Unfortunately, that trust was broken with one fateful condo: “When I came upstairs and opened the door, there were ripped (arms on the sofa). You can’t hide that with a pillow.”

And of course, sometimes it’s the questionable interior design choices of a homeowner that realtors are left to contend with in their budding decorator’s wake. One Boston- based realtor says she encountered sellers whose more…personal hobbies…were evident in the design of the home, prompting an awkward conversation with a couple selling their home equipped with its own sex dungeon.

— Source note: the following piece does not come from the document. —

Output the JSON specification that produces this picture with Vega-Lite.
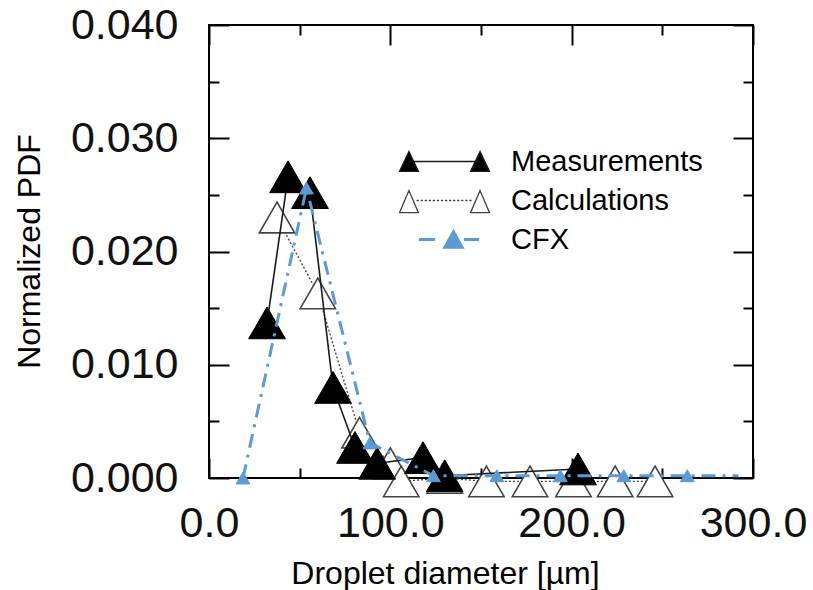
{
  "$schema": "https://vega.github.io/schema/vega-lite/v6.json",
  "width": 544,
  "height": 453,
  "autosize": {"type": "none"},
  "padding": {"left": 209, "top": 25, "right": 60, "bottom": 112},
  "background": "white",
  "config": {
    "font": "Liberation Sans",
    "view": {"stroke": "#000", "strokeWidth": 2},
    "axis": {"domain": false, "grid": false, "tickColor": "#000", "tickWidth": 2, "labelColor": "#111", "labelFont": "Liberation Sans", "labelFontSize": 43, "titleFont": "Liberation Sans", "titleFontSize": 32, "titleFontWeight": "normal", "titleColor": "#000", "labelOverlap": false, "labelFlush": false, "labelBound": false}
  },
  "data": {
    "values": [
      {"series": "Calculations", "x": 37.5, "y": 0.0230},
      {"series": "Calculations", "x": 60, "y": 0.0163},
      {"series": "Calculations", "x": 83, "y": 0.0040},
      {"series": "Calculations", "x": 100, "y": 0.0013},
      {"series": "Calculations", "x": 106, "y": -0.0003},
      {"series": "Calculations", "x": 130, "y": 0.0},
      {"series": "Calculations", "x": 153, "y": -0.0003},
      {"series": "Calculations", "x": 177, "y": -0.0003},
      {"series": "Calculations", "x": 201, "y": -0.0003},
      {"series": "Calculations", "x": 224, "y": -0.0003},
      {"series": "Calculations", "x": 246, "y": -0.0003},
      {"series": "Measurements", "x": 32, "y": 0.0137},
      {"series": "Measurements", "x": 43.6, "y": 0.0266},
      {"series": "Measurements", "x": 55.7, "y": 0.0252},
      {"series": "Measurements", "x": 68.4, "y": 0.0080},
      {"series": "Measurements", "x": 80.5, "y": 0.0027},
      {"series": "Measurements", "x": 92.7, "y": 0.0013},
      {"series": "Measurements", "x": 118, "y": 0.0018},
      {"series": "Measurements", "x": 130, "y": 0.0002},
      {"series": "Measurements", "x": 203.5, "y": 0.0008},
      {"series": "CFX", "x": 18.75, "y": 0.0},
      {"series": "CFX", "x": 53.75, "y": 0.0256},
      {"series": "CFX", "x": 88.75, "y": 0.0031},
      {"series": "CFX", "x": 123.75, "y": 0.0002},
      {"series": "CFX", "x": 158.75, "y": 0.0002},
      {"series": "CFX", "x": 193.75, "y": 0.0002},
      {"series": "CFX", "x": 228.75, "y": 0.0002},
      {"series": "CFX", "x": 263.75, "y": 0.0002},
      {"series": "CFX", "x": 292, "y": 0.0002}
    ]
  },
  "resolve": {"axis": {"x": "independent", "y": "independent"}},
  "layer": [
    {
      "transform": [{"filter": "datum.series === 'Calculations'"}],
      "mark": {"type": "line", "strokeDash": [2, 2], "strokeWidth": 1.3},
      "encoding": {
        "x": {"field": "x", "type": "quantitative", "scale": {"domain": [0, 300], "nice": false, "zero": false},
          "axis": {"orient": "bottom", "values": [0, 50, 100, 150, 200, 250, 300], "format": ".1f",
            "labelExpr": "datum.value % 100 === 0 ? format(datum.value, '.1f') : ''",
            "tickSize": {"condition": {"test": "datum.value % 100 === 0", "value": -20}, "value": -10},
            "labelPadding": 44, "title": "Droplet diameter [µm]", "titleX": 236, "titleY": 95, "titleAlign": "center", "titleBaseline": "middle"}},
        "y": {"field": "y", "type": "quantitative", "scale": {"domain": [0, 0.04], "nice": false, "zero": false},
          "axis": {"orient": "left", "values": [0, 0.005, 0.01, 0.015, 0.02, 0.025, 0.03, 0.035, 0.04],
            "labelExpr": "abs(datum.value * 100 - round(datum.value * 100)) < 0.001 ? format(datum.value, '.3f') : ''",
            "tickSize": {"condition": {"test": "abs(datum.value * 100 - round(datum.value * 100)) < 0.001", "value": -20}, "value": -10},
            "labelPadding": 51, "title": "Normalized PDF", "titleX": -180, "titleY": 226, "titleAlign": "center", "titleBaseline": "middle"}},
        "color": {"field": "series", "type": "nominal",
          "scale": {"domain": ["Measurements", "Calculations", "CFX"], "range": ["#1a1a1a", "#444444", "#5b9bd5"]},
          "legend": {
            "orient": "none", "legendX": 221, "legendY": 122, "title": null,
            "labelFontSize": 29, "labelColor": "#000", "labelFont": "Liberation Sans", "labelOffset": 52, "labelLimit": 400,
            "symbolSize": 8100, "rowPadding": 9,
            "encode": {
              "symbols": {
                "update": {
                  "size": {"value": 8100},
                  "shape": {"signal": "datum.value === 'Measurements' ? 'M-0.79,0 L0.79,0 M-0.79,-0.22 L-1,0.22 L-0.58,0.22 Z M0.79,-0.22 L0.58,0.22 L1,0.22 Z' : datum.value === 'Calculations' ? 'M-0.62,0 L-0.57,0 M-0.53,0 L-0.48,0 M-0.44,0 L-0.39,0 M-0.35,0 L-0.3,0 M-0.26,0 L-0.21,0 M-0.17,0 L-0.12,0 M-0.08,0 L-0.03,0 M0.01,0 L0.06,0 M0.1,0 L0.15,0 M0.19,0 L0.24,0 M0.28,0 L0.33,0 M0.37,0 L0.42,0 M0.46,0 L0.51,0 M0.55,0 L0.6,0 M-0.79,-0.22 L-1,0.27 L-0.58,0.27 Z M0.79,-0.22 L0.58,0.27 L1,0.27 Z' : 'M-0.57,0 L-0.21,0 M0.43,0 L0.77,0 M0.2,-0.17 L0.01,0.17 L0.39,0.17 Z'"},
                  "fill": {"signal": "datum.value === 'Measurements' ? '#000' : datum.value === 'Calculations' ? 'transparent' : '#5b9bd5'"},
                  "stroke": {"signal": "datum.value === 'Measurements' ? '#000' : datum.value === 'Calculations' ? '#444' : '#5b9bd5'"},
                  "strokeWidth": {"signal": "datum.value === 'CFX' ? 3 : 1.3"},
                  "strokeDash": {"value": []},
                  "opacity": {"value": 1}
                }
              }
            }
          }}
      }
    },
    {
      "transform": [{"filter": "datum.series === 'Calculations'"}],
      "mark": {"type": "point", "shape": "triangle-up", "filled": true, "fill": "white", "stroke": "#444", "strokeWidth": 1.6, "size": 1250, "opacity": 1},
      "encoding": {
        "x": {"field": "x", "type": "quantitative",
          "axis": {"orient": "top", "values": [0, 50, 100, 150, 200, 250, 300], "labels": false, "title": null,
            "tickSize": {"condition": {"test": "datum.value % 100 === 0", "value": -20}, "value": -10}}},
        "y": {"field": "y", "type": "quantitative",
          "axis": {"orient": "right", "values": [0, 0.005, 0.01, 0.015, 0.02, 0.025, 0.03, 0.035, 0.04], "labels": false, "title": null,
            "tickSize": {"condition": {"test": "abs(datum.value * 100 - round(datum.value * 100)) < 0.001", "value": -20}, "value": -10}}}
      }
    },
    {
      "transform": [{"filter": "datum.series === 'Measurements'"}],
      "mark": {"type": "line", "strokeWidth": 1.6},
      "encoding": {
        "x": {"field": "x", "type": "quantitative", "axis": null},
        "y": {"field": "y", "type": "quantitative", "axis": null},
        "color": {"field": "series", "type": "nominal"}
      }
    },
    {
      "transform": [{"filter": "datum.series === 'Measurements'"}],
      "mark": {"type": "point", "shape": "triangle-up", "filled": true, "fill": "#000", "stroke": "#000", "strokeWidth": 1, "size": 1350, "opacity": 1},
      "encoding": {
        "x": {"field": "x", "type": "quantitative", "axis": null},
        "y": {"field": "y", "type": "quantitative", "axis": null}
      }
    },
    {
      "transform": [{"filter": "datum.series === 'CFX'"}],
      "mark": {"type": "line", "strokeWidth": 3, "strokeDash": [14, 7, 3, 7]},
      "encoding": {
        "x": {"field": "x", "type": "quantitative", "axis": null},
        "y": {"field": "y", "type": "quantitative", "axis": null},
        "color": {"field": "series", "type": "nominal"}
      }
    },
    {
      "transform": [{"filter": "datum.series === 'CFX' && datum.x < 280"}],
      "mark": {"type": "point", "shape": "triangle-up", "filled": true, "fill": "#5b9bd5", "stroke": "#5b9bd5", "strokeWidth": 1, "size": 190, "opacity": 1},
      "encoding": {
        "x": {"field": "x", "type": "quantitative", "axis": null},
        "y": {"field": "y", "type": "quantitative", "axis": null}
      }
    }
  ]
}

“The house was pristine, it was beautiful, and then you’d go downstairs,” she says. “I was working on a listing with an older agent, and we opened the door and she was horrified. There were swings and the walls were padded. They didn’t think it was a problem…it was really hard to convince them to take it down, but they did.”

And padded walls are the least of it. Area realtors describe encountering wall shades ranging from tennis ball green to rooms each painted in a different Crayola color.

“I’ve had homes I’ve gone to that have had wallpaper on the ceilings as well,” says one Boston-based realtor. “Like fully boxed in with wallpaper everywhere. I had a property when I first started selling real estate that was painted all black. It was a one or two bedroom in the South End and it was all black with gold décor. It was a look, but what sellers need to understand is that sometimes there’s a look, but it’s too taste-specific….it was black ceilings, walls, everything. It was very ornate. In a way, it was a beautiful space, but it appeals to one person out of ten. We had the place painted neutrally.”

So just remember next time you’re looking to move: You might be saving your realtor a headache by hiding away your puppet collection and painting over your beloved neon pink bathroom. And if you’re looking at a listing and wowed by how well staged everything is? Remember that behind every lovely room is a realtor who may have had to pull some metaphorical teeth (or teddy bears) to get it there.